Part of the reason for compression is that nominal pay cuts are bad for morale. As long as inflation is very low, the 0% nominal floor binds for many workers. As a result, the worst workers often get the same raise as their mediocre colleagues.
Now that inflation has hit 9.1%, however, employers suddenly have extraordinary flexibility. You can now give your worst workers a real pay cut of almost 9% by holding the line.* How should business respond?
Compensation specialists carefully strategized about this during the last Great Inflation of the late 70s and early 80s. What did the specialists conclude? Akerlof, Dickens, Perry, Bewley, and Blinder’s 2000 BPEA piece provides a succinct summary:
In fact, textbooks for compensation professionals warn against using the formal procedure that economists would imagine to be standard. For example, George Milkovich and Jerry Newman discourage their readers from granting automatic wage and salary increases, including increases for the cost of living. Such automatic grants, these authors say, reduce the funds available to reward employees for performance. Similar thoughts are expressed in the handbook of the influential Hay Group of compensation consultants, in which managers are advised to "avoid linking salary movement to changes in the cost of living, because this creates entitlement and reduces the amount of money available to differentiate for performance."
Thus, while employers could respond to high inflation with high across-the-board raises, this is probably a huge mistake. (Which hasn’t stopped Virginia from handing out a 5% across-the-board raise to state employees!) Instead, our high-inflation era is a rare - perhaps once in a lifetime - opportunity to realign pay and performance.
Managers, think about all of your workers who don’t pull their weight. Why should you give them raises if you’d like them to quit? Just offer a 0% raise after a year of 9.1% inflation and see what happens. If they stay, at least they bleed you less; if they leave, better yet!
Next, use some of the savings to raise pay for high achievers. Why bother?

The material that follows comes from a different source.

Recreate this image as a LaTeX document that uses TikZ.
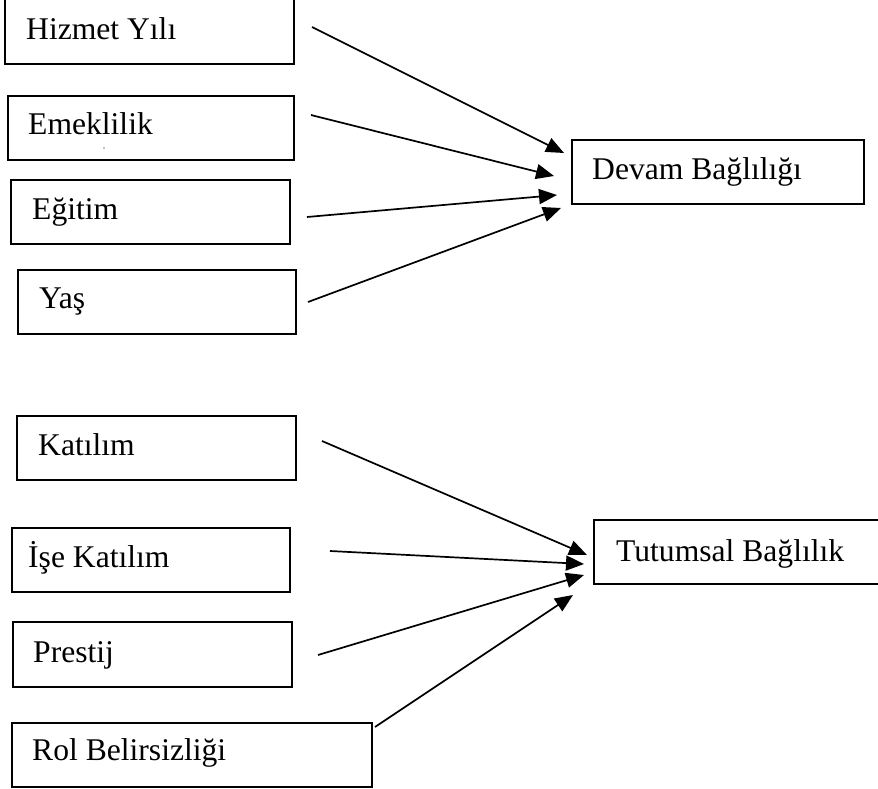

To retain the employees who more than pull their weight.
Finally, use the rest of the savings to poach high achievers from competitors who don’t read Bet On It.
Would this work? You could argue that fairness norms evolve during eras of high inflation. A minimum raise of 0% may be necessary to maintain worker morale when inflation is 2%. When inflation is 9.1%, however, the minimum raise necessary to maintain worker morale could rise to 5% or 7%.
In the long-run, this is probably right. But given how poorly most people understand inflation (and percentages!), it’s hard to believe the norm fully updates in the matter of a year or two. There is no time like the present for firms to strike a blow for meritocracy - and their future. If you employ others, why not give it a try? And if you’re a meritorious worker, why not whisper these heresies in your employers’ ear?
*With inflation at 9.1%, giving a 0% nominal raise multiplies their real salary by 1/1.091=.917, a real pay cut of 8.3%.